Deploy Single Shot Multibox Detector(SSD) model
===============================================
**Author**: `Yao Wang <https://github.com/kevinthesun>`_, \
`Leyuan Wang <https://github.com/Laurawly>`_

This article is an introductory tutorial to deploy SSD models with TVM.
We will use mxnet pretrained SSD model with Resnet50 as body network and
convert it to NNVM graph;
"""
import os
import zipfile
import tvm
import mxnet as mx
import cv2
import numpy as np

from nnvm import compiler
from nnvm.frontend import from_mxnet
from tvm import relay
from tvm.contrib.download import download_testdata
from tvm.contrib import graph_runtime
from mxnet.model import load_checkpoint


######################################################################
# Preliminary and Set parameters
# ------------------------------
# We should build TVM with sort support, in TVM root directory
#
# .. code-block:: bash
#
#   echo "set(USE_SORT ON)" > config.mk
#   make -j8
#

model_name = "ssd_resnet50_512"
model_file = "%s.zip" % model_name
test_image = "dog.jpg"
dshape = (1, 3, 512, 512)
dtype = "float32"

# Target settings
# Use these commented settings to build for cuda.
#target = 'cuda'
#ctx = tvm.gpu(0)
# Use these commented settings to build for opencl.
#target = 'opencl'
#ctx = tvm.opencl(0)
target = "llvm"
ctx = tvm.cpu()

######################################################################
# Download MXNet SSD pre-trained model and demo image
# ---------------------------------------------------
# Pre-trained model available at
# https://github.com/apache/incubator-\mxnet/tree/master/example/ssd

model_url = "https://github.com/zhreshold/mxnet-ssd/releases/download/v0.6/" \
            "resnet50_ssd_512_voc0712_trainval.zip"
image_url = "https://cloud.githubusercontent.com/assets/3307514/20012567/" \
            "cbb60336-a27d-11e6-93ff-cbc3f09f5c9e.jpg"
inference_symbol_folder = \
    "c1904e900848df4548ce5dfb18c719c7-a28c4856c827fe766aa3da0e35bad41d44f0fb26"
inference_symbol_url = "https://gist.github.com/kevinthesun/c1904e900848df4548ce5dfb18c719c7/" \
                       "archive/a28c4856c827fe766aa3da0e35bad41d44f0fb26.zip"

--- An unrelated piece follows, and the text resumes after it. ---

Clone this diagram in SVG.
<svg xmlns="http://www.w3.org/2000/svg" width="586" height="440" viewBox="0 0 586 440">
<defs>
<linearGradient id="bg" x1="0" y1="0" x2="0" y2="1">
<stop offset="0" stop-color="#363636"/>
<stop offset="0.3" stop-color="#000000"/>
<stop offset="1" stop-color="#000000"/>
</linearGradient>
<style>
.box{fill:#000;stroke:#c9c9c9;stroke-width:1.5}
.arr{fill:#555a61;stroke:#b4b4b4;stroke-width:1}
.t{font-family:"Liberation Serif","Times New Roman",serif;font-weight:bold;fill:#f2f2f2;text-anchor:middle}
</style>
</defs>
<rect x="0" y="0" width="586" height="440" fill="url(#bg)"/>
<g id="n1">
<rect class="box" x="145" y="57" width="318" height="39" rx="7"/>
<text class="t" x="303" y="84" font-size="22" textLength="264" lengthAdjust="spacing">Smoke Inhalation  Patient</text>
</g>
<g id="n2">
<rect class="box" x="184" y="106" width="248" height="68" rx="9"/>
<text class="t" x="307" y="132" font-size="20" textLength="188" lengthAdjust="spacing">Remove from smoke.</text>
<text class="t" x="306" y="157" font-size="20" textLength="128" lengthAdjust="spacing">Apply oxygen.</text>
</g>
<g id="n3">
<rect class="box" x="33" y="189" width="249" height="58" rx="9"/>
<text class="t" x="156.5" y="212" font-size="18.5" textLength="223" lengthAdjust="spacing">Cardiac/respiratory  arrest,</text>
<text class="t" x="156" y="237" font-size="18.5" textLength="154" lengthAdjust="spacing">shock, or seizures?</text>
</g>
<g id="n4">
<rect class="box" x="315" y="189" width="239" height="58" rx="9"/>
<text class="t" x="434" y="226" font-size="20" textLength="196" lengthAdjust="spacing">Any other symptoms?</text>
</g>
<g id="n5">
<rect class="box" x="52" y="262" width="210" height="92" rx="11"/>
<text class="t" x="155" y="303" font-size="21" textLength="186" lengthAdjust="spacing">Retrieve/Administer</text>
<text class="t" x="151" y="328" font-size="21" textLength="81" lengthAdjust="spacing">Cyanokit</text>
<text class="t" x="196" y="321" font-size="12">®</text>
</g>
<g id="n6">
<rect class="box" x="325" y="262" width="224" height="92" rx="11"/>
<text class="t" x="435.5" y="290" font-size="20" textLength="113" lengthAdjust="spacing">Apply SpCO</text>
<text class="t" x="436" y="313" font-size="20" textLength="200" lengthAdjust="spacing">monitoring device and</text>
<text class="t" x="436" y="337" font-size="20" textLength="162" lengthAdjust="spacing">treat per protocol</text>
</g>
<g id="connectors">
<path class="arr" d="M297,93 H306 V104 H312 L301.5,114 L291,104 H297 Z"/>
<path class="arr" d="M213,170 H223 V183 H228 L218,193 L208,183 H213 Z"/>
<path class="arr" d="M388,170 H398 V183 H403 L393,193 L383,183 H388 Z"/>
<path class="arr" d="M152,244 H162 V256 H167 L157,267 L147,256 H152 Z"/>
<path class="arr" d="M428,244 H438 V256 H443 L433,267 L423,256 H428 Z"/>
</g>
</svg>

model_file_path = download_testdata(model_url, model_file, module=["mxnet", "ssd_model"])
inference_symbol_path = download_testdata(inference_symbol_url, "inference_model.zip",
                                          module=["mxnet", "ssd_model"])
test_image_path = download_testdata(image_url, test_image, module="data")
model_dir = os.path.dirname(model_file_path)

zip_ref = zipfile.ZipFile(model_file_path, 'r')
zip_ref.extractall(model_dir)
zip_ref.close()
zip_ref = zipfile.ZipFile(inference_symbol_path)
zip_ref.extractall(model_dir)
zip_ref.close()

######################################################################
# Convert and compile model with NNVM or Relay for CPU.

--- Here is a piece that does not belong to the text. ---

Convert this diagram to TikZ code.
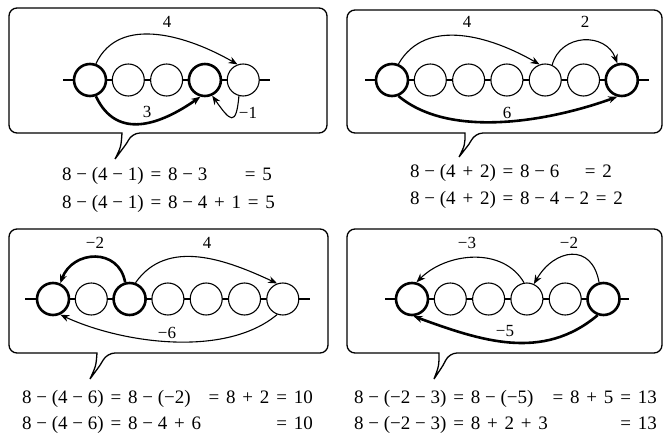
\documentclass[tikz,border=0pt]{standalone}
\usepackage{fontspec}
\setmainfont{Liberation Serif}
\usetikzlibrary{arrows.meta,positioning}

% wider gaps round = and +
\newcommand{\eqsign}{\hspace{6.8pt}=\hspace{6.8pt}}
\newcommand{\plussign}{\hspace{6.8pt}+\hspace{6.8pt}}

\begin{document}
\begin{tikzpicture}[
    x=1pt, y=1pt,
    every node/.style={font=\fontsize{17}{19}\selectfont, inner sep=0pt},
    light/.style={circle, draw, fill=white, line width=1.1pt, minimum size=32pt},
    heavy/.style={light, line width=2.6pt},
    axis/.style={line width=1.1pt},
    jump/.style={-{Stealth[length=9pt,width=7pt]}, line width=1.1pt},
    bigjump/.style={jump, line width=2.6pt},
    bubble/.style={line width=1.3pt},
    eq/.style={font=\fontsize{19}{21}\selectfont}
]
\useasboundingbox (0,0) rectangle (664,432);

% Panel A: 8 - (4 - 1)
\draw[bubble] (115,273) .. controls (121,285) .. (122,299) [rounded corners=8] -- (9,299) -- (9,424) -- (327,424) -- (327,299) -- (132,299) [sharp corners] .. controls (127,289) .. (115,273);
\coordinate (aL) at (63,352);
\coordinate (aR) at (270,352);
\draw[axis] (aL) -- (aR);
\foreach \i/\s in {1/heavy,2/light,3/light,4/heavy,5/light}
    \node[\s] (a\i) at ({90+38.3*(\i-1)},352) {};
\draw[jump] (a1.70) to[out=65,in=150] (a5.110);
\draw[bigjump] (a1.-70) to[out=-65,in=-145,looseness=1.2] (a4.-105);
\draw[jump] (a5.-105) to[out=-95,in=-55,looseness=3] (a4.-65);
\node (tA1) at (167,410) {4};
\node (tA2) at (147,320) {3};
\node (tA3) at (248,319) {−1};
\node[eq, anchor=base west] (eA1) at (62,252) {8 − (4 − 1)\eqsign 8 − 3};
\node[eq, anchor=base east] (eA1r) at (272,252) {=\hspace{6.8pt}5};
\node[eq, anchor=base west] (eA2) at (62,224) {8 − (4 − 1)\eqsign 8 − 4\plussign 1\eqsign 5};

% Panel B: 8 - (4 + 2)
\draw[bubble] (459,275) .. controls (465,287) .. (465,299) [rounded corners=8] -- (347,299) -- (347,422) -- (662,422) -- (662,299) -- (475,299) [sharp corners] .. controls (470,289) .. (459,275);
\coordinate (bL) at (365,352);
\coordinate (bR) at (649,352);
\draw[axis] (bL) -- (bR);
\foreach \i/\s in {1/heavy,2/light,3/light,4/light,5/light,6/light,7/heavy}
    \node[\s] (b\i) at ({392+38.3*(\i-1)},352) {};
\draw[jump] (b1.68) to[out=60,in=150] (b5.110);
\draw[jump] (b5.65) to[out=75,in=110,looseness=1.3] (b7.105);
\draw[bigjump] (b1.-68) to[out=-40,in=-160,looseness=0.8] (b7.-105);
\node (tB1) at (467,410) {4};
\node (tB2) at (585,410) {2};
\node (tB3) at (507,319) {6};
\node[eq, anchor=base west] (eB1) at (410,255) {8 − (4\plussign 2)\eqsign 8 − 6};
\node[eq, anchor=base east] (eB1r) at (612,255) {=\hspace{6.8pt}2};
\node[eq, anchor=base west] (eB2) at (410,228) {8 − (4\plussign 2)\eqsign 8 − 4 − 2\eqsign 2};

% Panel C: 8 - (4 - 6)
\draw[bubble] (90,53) .. controls (96,66) .. (97,79) [rounded corners=8] -- (9,79) -- (9,203) -- (328,203) -- (328,79) -- (107,79) [sharp corners] .. controls (101,68) .. (90,53);
\coordinate (cL) at (25,133);
\coordinate (cR) at (310,133);
\draw[axis] (cL) -- (cR);
\foreach \i/\s in {1/heavy,2/light,3/heavy,4/light,5/light,6/light,7/light}
    \node[\s] (c\i) at ({53+38.3*(\i-1)},133) {};
\draw[bigjump] (c3.105) to[out=100,in=70,looseness=1.4] (c1.65);
\draw[jump] (c3.70) to[out=55,in=155] (c7.110);
\draw[jump] (c7.-110) to[out=-140,in=-25,looseness=0.8] (c1.-65);
\node (tC1) at (95,189) {−2};
\node (tC2) at (207,189) {4};
\node (tC3) at (167,99) {−6};
\node[eq, anchor=base west] (eC1) at (22,29) {8 − (4 − 6)\eqsign 8 − (−2)};
\node[eq, anchor=base east] (eC1r) at (313,29) {=\hspace{6.8pt}8\plussign 2\eqsign 10};
\node[eq, anchor=base west] (eC2) at (22,3) {8 − (4 − 6)\eqsign 8 − 4\plussign 6};
\node[eq, anchor=base east] (eC2r) at (313,3) {=\hspace{6.8pt}10};

% Panel D: 8 - (-2 - 3)
\draw[bubble] (434,53) .. controls (439,66) .. (439,79) [rounded corners=8] -- (347,79) -- (347,203) -- (662,203) -- (662,79) -- (449,79) [sharp corners] .. controls (444,68) .. (434,53);
\coordinate (dL) at (385,133);
\coordinate (dR) at (629,133);
\draw[axis] (dL) -- (dR);
\foreach \i/\s in {1/heavy,2/light,3/light,4/light,5/light,6/heavy}
    \node[\s] (d\i) at ({412+38.3*(\i-1)},133) {};
\draw[jump] (d4.100) to[out=120,in=45] (d1.75);
\draw[jump] (d6.105) to[out=100,in=60,looseness=1.6] (d4.65);
\draw[bigjump] (d6.-110) to[out=-140,in=-20] (d1.-85);
\node (tD1) at (467,189) {−3};
\node (tD2) at (569,189) {−2};
\node (tD3) at (505,101) {−5};
\node[eq, anchor=base west] (eD1) at (354,29) {8 − (−2 − 3)\eqsign 8 − (−5)};
\node[eq, anchor=base east] (eD1r) at (657,29) {=\hspace{6.8pt}8\plussign 5\eqsign 13};
\node[eq, anchor=base west] (eD2) at (354,3) {8 − (−2 − 3)\eqsign 8\plussign 2\plussign 3};
\node[eq, anchor=base east] (eD2r) at (657,3) {=\hspace{6.8pt}13};

\end{tikzpicture}
\end{document}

sym = mx.sym.load("%s/%s/ssd_resnet50_inference.json" % (model_dir, inference_symbol_folder))
_, arg_params, aux_params = load_checkpoint("%s/%s" % (model_dir, model_name), 0)

import argparse
parser = argparse.ArgumentParser()
parser.add_argument(
    "-f", "--frontend",
    help="Frontend for compilation, nnvm or relay",
    type=str,
    default="nnvm")
args = parser.parse_args()
if args.frontend == "relay":
    net, params = relay.frontend.from_mxnet(sym, {"data": dshape}, arg_params=arg_params, \
                                            aux_params=aux_params)
    with relay.build_config(opt_level=3):
        graph, lib, params = relay.build(net, target, params=params)
elif args.frontend == "nnvm":
    net, params = from_mxnet(sym, arg_params, aux_params)
    with compiler.build_config(opt_level=3):
        graph, lib, params = compiler.build(
            net, target, {"data": dshape}, params=params)
else:
    parser.print_help()
    parser.exit()

######################################################################
# Create TVM runtime and do inference

# Preprocess image
image = cv2.imread(test_image_path)
img_data = cv2.resize(image, (dshape[2], dshape[3]))
img_data = img_data[:, :, (2, 1, 0)].astype(np.float32)
img_data -= np.array([123, 117, 104])
img_data = np.transpose(np.array(img_data), (2, 0, 1))
img_data = np.expand_dims(img_data, axis=0)
# Build TVM runtime
m = graph_runtime.create(graph, lib, ctx)
m.set_input('data', tvm.nd.array(img_data.astype(dtype)))
m.set_input(**params)
# execute
m.run()
# get outputs
tvm_output = m.get_output(0)


######################################################################
# Display result

class_names = ["aeroplane", "bicycle", "bird", "boat", "bottle", "bus", "car", "cat", "chair",
               "cow", "diningtable", "dog", "horse", "motorbike", "person", "pottedplant",
               "sheep", "sofa", "train", "tvmonitor"]
def display(img, out, thresh=0.5):
    import random
    import matplotlib as mpl
    import matplotlib.pyplot as plt
    mpl.rcParams['figure.figsize'] = (10, 10)
    pens = dict()
    plt.clf()
    plt.imshow(img)
    for det in out:
        cid = int(det[0])
        if cid < 0:
            continue
        score = det[1]
        if score < thresh:
            continue
        if cid not in pens:
            pens[cid] = (random.random(), random.random(), random.random())
        scales = [img.shape[1], img.shape[0]] * 2
        xmin, ymin, xmax, ymax = [int(p * s) for p, s in zip(det[2:6].tolist(), scales)]
        rect = plt.Rectangle((xmin, ymin), xmax - xmin, ymax - ymin, fill=False,
                             edgecolor=pens[cid], linewidth=3)
        plt.gca().add_patch(rect)
        text = class_names[cid]
        plt.gca().text(xmin, ymin-2, '{:s} {:.3f}'.format(text, score),
                       bbox=dict(facecolor=pens[cid], alpha=0.5),
                       fontsize=12, color='white')
    plt.show()

image = cv2.cvtColor(image, cv2.COLOR_BGR2RGB)
display(image, tvm_output.asnumpy()[0], thresh=0.45)